***** RECORDS SUPPLIED *****
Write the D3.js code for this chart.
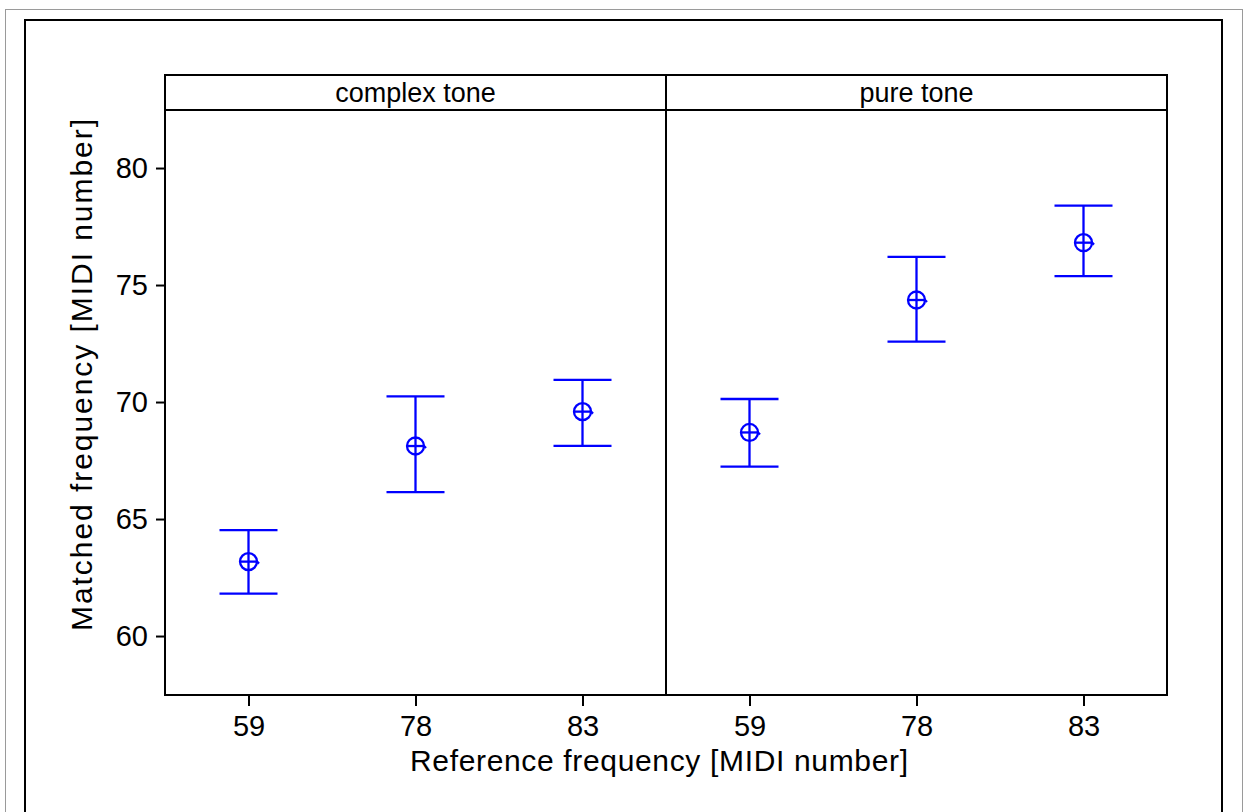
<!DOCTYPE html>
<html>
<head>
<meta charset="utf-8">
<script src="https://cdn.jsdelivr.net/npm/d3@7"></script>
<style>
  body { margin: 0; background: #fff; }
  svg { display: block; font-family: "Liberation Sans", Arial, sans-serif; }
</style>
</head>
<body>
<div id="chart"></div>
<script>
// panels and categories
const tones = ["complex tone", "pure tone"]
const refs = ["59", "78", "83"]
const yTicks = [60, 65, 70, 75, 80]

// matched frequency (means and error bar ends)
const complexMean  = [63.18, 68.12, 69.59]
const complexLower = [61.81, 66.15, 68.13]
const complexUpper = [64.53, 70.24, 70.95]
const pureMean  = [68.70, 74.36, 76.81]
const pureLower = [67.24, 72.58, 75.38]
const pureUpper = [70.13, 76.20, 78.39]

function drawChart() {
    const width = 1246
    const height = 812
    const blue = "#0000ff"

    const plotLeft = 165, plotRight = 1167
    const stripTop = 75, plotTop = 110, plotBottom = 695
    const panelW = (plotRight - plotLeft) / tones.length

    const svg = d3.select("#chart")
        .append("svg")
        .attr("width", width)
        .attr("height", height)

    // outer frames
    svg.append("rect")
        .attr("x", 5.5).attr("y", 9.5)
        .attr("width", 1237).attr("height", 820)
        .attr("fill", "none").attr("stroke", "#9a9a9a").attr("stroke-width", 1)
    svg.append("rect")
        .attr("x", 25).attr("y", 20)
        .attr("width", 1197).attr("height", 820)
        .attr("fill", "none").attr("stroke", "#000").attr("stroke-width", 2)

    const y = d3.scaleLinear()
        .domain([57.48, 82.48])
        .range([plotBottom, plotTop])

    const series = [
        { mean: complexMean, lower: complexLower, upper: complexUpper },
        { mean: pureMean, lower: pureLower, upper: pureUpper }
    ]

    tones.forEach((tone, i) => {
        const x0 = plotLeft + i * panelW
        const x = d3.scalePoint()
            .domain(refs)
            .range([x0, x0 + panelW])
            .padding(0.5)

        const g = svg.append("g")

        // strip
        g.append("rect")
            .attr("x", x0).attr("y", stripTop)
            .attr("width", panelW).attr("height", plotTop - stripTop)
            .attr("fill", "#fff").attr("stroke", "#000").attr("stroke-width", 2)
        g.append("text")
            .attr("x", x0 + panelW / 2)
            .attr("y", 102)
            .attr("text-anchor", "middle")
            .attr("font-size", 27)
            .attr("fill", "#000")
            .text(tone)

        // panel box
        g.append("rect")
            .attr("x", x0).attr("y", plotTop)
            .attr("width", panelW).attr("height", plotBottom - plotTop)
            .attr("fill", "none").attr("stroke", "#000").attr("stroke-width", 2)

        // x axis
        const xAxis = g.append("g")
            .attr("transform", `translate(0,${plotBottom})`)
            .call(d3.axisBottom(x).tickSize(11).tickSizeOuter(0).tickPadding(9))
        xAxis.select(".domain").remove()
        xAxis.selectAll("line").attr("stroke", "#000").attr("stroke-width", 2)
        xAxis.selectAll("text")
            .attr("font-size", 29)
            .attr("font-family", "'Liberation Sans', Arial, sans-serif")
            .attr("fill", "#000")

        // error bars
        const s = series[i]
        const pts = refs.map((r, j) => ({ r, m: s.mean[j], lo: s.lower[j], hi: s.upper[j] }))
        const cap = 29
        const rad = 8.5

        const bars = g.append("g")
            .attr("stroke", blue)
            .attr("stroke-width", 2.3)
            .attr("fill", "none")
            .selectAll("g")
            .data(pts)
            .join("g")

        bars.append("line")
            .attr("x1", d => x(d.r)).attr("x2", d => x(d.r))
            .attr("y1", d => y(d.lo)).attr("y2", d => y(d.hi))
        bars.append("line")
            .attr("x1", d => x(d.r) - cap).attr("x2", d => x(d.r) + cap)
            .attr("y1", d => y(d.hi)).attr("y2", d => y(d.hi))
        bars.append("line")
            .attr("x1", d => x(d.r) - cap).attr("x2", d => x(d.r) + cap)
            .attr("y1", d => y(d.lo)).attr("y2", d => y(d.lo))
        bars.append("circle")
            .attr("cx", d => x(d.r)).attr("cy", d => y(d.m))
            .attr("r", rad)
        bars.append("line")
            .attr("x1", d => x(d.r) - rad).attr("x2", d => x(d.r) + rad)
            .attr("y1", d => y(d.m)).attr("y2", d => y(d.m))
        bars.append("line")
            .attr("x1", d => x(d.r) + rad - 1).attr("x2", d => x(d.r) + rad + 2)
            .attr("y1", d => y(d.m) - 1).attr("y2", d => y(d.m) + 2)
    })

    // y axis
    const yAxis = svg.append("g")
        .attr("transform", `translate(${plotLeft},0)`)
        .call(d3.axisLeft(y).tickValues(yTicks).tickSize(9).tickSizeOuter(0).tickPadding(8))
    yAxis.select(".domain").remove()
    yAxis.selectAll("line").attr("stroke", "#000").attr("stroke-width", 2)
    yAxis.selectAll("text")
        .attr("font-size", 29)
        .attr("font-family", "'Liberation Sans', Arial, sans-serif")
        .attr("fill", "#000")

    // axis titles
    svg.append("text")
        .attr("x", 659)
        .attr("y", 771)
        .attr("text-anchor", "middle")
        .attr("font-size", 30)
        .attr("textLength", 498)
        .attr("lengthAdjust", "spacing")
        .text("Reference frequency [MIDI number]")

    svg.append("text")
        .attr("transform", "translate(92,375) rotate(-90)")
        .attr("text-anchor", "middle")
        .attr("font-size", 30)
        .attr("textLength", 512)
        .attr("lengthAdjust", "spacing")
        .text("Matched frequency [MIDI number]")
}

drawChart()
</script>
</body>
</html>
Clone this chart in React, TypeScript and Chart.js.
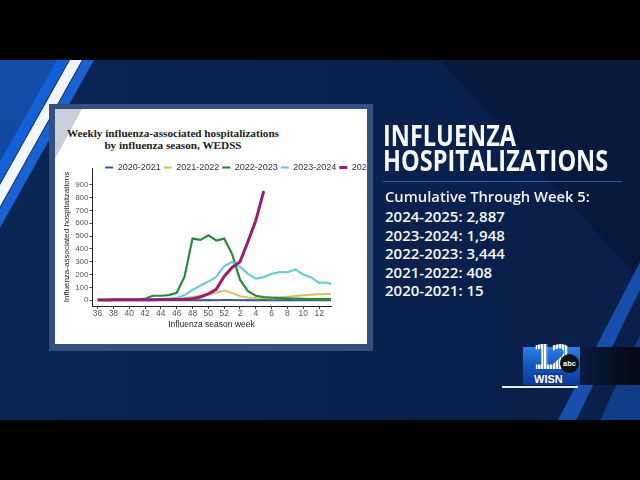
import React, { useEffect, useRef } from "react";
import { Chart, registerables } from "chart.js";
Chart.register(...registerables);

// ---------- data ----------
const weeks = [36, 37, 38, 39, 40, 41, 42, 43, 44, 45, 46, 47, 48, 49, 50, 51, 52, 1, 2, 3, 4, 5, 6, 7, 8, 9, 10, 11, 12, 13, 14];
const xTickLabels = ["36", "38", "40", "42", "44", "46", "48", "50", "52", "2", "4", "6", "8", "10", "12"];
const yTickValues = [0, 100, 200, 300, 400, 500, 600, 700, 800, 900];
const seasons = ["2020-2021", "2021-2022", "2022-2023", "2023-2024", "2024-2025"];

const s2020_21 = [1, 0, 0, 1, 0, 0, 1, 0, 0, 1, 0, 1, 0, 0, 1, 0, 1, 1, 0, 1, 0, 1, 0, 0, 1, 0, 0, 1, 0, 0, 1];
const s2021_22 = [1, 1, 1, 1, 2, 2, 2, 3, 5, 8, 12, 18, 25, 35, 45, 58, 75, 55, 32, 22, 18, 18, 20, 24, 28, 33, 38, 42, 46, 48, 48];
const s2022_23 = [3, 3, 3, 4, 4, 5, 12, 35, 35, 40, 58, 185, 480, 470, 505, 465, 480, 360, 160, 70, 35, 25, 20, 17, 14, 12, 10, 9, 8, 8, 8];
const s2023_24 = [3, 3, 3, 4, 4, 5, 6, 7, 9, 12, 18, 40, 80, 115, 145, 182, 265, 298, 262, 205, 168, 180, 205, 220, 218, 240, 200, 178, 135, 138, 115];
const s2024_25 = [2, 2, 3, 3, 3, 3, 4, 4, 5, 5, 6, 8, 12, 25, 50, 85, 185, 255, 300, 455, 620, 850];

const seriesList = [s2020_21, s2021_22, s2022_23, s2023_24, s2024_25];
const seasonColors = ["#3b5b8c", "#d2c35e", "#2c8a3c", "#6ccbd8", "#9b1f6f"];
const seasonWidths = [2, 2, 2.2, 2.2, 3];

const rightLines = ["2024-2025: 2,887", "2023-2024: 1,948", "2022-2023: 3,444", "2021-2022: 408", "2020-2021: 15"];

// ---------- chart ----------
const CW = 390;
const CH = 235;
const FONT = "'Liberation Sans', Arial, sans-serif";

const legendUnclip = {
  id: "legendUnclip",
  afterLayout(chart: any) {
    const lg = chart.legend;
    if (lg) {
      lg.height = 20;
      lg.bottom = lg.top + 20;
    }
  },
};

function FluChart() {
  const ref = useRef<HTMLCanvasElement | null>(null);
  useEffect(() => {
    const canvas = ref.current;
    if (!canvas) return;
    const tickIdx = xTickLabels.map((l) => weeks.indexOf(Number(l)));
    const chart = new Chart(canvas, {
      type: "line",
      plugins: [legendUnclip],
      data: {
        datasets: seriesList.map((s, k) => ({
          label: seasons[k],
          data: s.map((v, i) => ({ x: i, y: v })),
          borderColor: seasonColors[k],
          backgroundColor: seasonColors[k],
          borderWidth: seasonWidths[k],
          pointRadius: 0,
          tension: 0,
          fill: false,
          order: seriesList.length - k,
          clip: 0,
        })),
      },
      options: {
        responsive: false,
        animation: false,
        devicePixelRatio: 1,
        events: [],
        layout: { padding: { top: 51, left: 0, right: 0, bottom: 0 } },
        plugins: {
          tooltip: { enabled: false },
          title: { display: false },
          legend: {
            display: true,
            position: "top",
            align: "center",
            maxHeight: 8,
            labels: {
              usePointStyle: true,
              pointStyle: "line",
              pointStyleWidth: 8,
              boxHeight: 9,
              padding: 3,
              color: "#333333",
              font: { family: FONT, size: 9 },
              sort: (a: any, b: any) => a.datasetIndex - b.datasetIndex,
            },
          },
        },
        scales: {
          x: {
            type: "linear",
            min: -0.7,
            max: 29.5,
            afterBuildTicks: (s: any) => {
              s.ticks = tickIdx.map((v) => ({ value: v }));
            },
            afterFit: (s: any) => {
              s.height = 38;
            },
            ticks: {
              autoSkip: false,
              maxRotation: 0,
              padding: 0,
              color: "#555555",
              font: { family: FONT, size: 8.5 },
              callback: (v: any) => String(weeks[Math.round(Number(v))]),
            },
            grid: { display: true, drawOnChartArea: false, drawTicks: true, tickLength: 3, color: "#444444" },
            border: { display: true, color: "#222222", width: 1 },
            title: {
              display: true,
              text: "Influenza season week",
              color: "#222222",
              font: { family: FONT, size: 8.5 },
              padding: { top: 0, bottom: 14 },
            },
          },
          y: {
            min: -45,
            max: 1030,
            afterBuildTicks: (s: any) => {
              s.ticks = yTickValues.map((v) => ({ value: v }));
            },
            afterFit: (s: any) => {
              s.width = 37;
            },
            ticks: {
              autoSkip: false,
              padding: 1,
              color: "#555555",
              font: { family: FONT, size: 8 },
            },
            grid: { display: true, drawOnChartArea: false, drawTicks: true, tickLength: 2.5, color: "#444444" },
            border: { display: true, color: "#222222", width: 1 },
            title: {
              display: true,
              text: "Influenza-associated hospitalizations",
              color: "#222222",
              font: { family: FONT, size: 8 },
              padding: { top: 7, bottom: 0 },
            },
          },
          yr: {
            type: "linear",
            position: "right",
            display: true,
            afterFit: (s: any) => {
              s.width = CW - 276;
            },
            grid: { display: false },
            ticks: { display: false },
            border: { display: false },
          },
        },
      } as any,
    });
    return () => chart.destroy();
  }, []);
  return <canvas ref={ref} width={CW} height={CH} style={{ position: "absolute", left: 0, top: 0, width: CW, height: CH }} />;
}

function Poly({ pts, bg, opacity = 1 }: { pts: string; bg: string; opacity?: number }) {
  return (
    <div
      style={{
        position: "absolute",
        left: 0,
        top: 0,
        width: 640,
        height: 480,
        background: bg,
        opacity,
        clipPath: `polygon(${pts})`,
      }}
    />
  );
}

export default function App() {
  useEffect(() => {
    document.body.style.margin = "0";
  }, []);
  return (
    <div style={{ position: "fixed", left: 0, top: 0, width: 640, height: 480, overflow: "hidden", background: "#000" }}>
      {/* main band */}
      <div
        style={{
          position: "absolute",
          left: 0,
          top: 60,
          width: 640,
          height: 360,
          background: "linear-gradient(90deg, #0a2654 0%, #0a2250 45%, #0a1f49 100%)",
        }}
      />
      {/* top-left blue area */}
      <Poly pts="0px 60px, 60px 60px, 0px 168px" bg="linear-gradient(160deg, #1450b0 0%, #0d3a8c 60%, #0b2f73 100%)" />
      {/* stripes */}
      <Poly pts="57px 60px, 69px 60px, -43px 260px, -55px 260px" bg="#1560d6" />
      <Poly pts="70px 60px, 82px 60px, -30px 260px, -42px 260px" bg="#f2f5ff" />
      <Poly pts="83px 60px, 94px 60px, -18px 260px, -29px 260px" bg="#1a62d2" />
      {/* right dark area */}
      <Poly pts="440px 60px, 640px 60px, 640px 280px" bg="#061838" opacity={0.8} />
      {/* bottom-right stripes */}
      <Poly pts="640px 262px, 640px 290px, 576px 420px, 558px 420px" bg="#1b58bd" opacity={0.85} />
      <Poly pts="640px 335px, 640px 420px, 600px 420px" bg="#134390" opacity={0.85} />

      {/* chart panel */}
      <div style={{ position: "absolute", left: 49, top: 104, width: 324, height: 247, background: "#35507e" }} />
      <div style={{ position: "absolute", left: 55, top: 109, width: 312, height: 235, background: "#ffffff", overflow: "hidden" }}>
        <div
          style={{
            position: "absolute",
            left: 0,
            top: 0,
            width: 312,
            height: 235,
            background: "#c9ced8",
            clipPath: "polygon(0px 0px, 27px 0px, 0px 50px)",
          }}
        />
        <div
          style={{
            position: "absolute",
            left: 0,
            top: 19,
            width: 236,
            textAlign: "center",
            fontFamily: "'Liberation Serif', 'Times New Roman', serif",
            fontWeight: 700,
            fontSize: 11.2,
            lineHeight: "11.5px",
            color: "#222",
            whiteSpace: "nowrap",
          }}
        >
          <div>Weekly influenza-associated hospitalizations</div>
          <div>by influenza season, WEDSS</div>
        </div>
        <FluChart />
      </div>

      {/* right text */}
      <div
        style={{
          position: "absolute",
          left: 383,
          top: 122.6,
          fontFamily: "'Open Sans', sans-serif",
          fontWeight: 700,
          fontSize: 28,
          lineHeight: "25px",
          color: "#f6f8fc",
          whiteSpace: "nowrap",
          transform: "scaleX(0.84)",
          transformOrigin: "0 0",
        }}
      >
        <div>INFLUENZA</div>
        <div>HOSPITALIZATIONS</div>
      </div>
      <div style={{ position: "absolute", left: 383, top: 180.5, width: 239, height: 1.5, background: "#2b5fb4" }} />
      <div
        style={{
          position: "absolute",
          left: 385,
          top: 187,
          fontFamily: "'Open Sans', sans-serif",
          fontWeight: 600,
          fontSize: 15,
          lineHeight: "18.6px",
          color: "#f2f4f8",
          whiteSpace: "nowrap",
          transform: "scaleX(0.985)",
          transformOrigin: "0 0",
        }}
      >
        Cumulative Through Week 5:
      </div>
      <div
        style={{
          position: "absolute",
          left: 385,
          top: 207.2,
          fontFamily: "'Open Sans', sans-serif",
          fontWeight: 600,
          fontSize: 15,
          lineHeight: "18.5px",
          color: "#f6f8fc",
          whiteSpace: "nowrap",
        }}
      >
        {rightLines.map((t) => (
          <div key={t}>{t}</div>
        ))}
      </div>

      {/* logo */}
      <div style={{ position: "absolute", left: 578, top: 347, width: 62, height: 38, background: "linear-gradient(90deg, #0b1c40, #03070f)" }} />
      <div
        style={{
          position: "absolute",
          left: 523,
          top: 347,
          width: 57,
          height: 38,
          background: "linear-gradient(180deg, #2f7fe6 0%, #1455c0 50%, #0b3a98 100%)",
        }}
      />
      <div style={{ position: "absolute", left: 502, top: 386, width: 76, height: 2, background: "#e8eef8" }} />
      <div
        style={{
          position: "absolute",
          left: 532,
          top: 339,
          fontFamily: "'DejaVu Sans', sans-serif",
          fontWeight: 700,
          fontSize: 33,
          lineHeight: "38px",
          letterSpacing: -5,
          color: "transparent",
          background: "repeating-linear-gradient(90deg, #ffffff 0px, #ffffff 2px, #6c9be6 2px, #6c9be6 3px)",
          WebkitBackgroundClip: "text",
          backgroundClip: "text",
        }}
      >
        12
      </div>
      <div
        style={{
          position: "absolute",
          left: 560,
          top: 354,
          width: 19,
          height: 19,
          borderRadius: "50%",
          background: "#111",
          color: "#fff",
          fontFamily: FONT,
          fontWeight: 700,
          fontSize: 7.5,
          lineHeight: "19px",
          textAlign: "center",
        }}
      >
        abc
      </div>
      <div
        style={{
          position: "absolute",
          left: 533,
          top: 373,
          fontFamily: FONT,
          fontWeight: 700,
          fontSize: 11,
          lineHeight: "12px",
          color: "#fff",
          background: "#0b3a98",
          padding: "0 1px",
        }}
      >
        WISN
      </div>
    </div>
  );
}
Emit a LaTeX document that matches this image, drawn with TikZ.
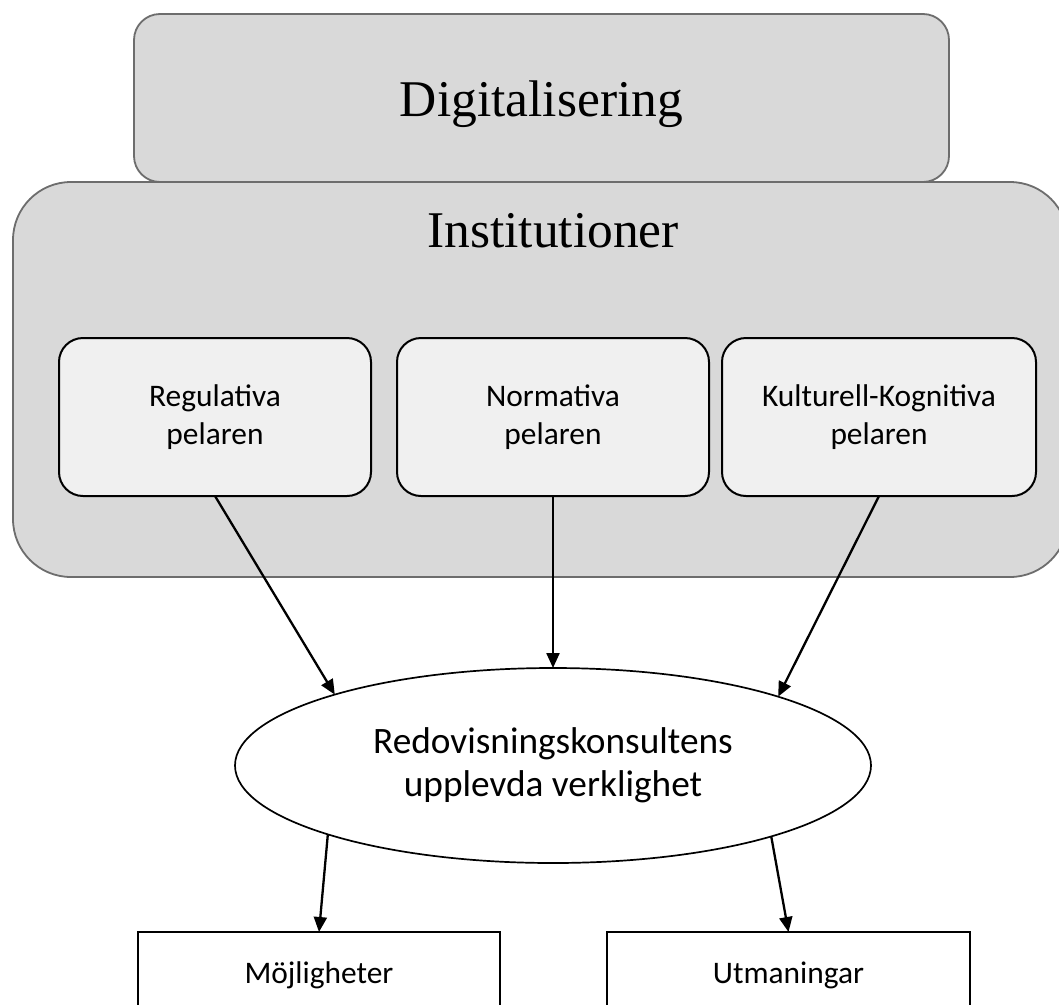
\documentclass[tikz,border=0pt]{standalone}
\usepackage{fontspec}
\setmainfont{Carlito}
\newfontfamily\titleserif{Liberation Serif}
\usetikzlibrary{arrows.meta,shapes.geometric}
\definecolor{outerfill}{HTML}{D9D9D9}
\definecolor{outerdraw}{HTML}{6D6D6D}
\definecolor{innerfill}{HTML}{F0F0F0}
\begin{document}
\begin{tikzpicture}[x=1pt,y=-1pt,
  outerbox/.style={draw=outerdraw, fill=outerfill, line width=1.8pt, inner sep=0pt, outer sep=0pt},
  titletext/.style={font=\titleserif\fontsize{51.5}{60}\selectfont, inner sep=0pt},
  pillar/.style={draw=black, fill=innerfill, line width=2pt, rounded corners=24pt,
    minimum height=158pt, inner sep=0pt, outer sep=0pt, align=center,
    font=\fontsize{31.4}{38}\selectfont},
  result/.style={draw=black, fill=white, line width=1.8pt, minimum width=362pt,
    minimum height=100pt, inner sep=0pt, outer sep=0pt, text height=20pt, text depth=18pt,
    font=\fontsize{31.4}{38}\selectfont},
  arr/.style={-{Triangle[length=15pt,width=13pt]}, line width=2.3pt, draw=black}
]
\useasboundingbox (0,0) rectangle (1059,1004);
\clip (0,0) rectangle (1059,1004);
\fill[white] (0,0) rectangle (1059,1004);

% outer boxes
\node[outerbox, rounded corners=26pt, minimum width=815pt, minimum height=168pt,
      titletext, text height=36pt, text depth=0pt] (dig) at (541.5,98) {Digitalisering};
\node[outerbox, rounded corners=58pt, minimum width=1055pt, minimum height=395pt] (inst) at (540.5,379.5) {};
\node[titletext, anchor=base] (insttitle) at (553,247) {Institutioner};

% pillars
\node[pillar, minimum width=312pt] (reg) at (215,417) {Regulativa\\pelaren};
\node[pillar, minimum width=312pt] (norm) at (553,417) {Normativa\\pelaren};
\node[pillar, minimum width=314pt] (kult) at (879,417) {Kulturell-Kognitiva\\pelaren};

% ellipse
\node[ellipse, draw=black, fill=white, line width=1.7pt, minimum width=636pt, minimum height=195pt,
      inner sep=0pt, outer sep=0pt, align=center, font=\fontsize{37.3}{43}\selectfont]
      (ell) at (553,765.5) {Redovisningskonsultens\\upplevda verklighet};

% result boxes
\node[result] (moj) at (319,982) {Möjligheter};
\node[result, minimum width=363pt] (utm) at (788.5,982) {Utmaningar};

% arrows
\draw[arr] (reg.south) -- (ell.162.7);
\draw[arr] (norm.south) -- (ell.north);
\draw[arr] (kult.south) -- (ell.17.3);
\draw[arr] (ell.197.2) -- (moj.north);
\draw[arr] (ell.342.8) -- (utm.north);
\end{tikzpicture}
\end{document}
*****
## EXERCISE GOAL
Identify the lines that hold the word "this". Copy every one of them.

## COMPLETE OUTPUT
Write the D3.js code for this chart.
Clone this chart in React, TypeScript and Chart.js.
Emit a LaTeX document that matches this image, drawn with TikZ.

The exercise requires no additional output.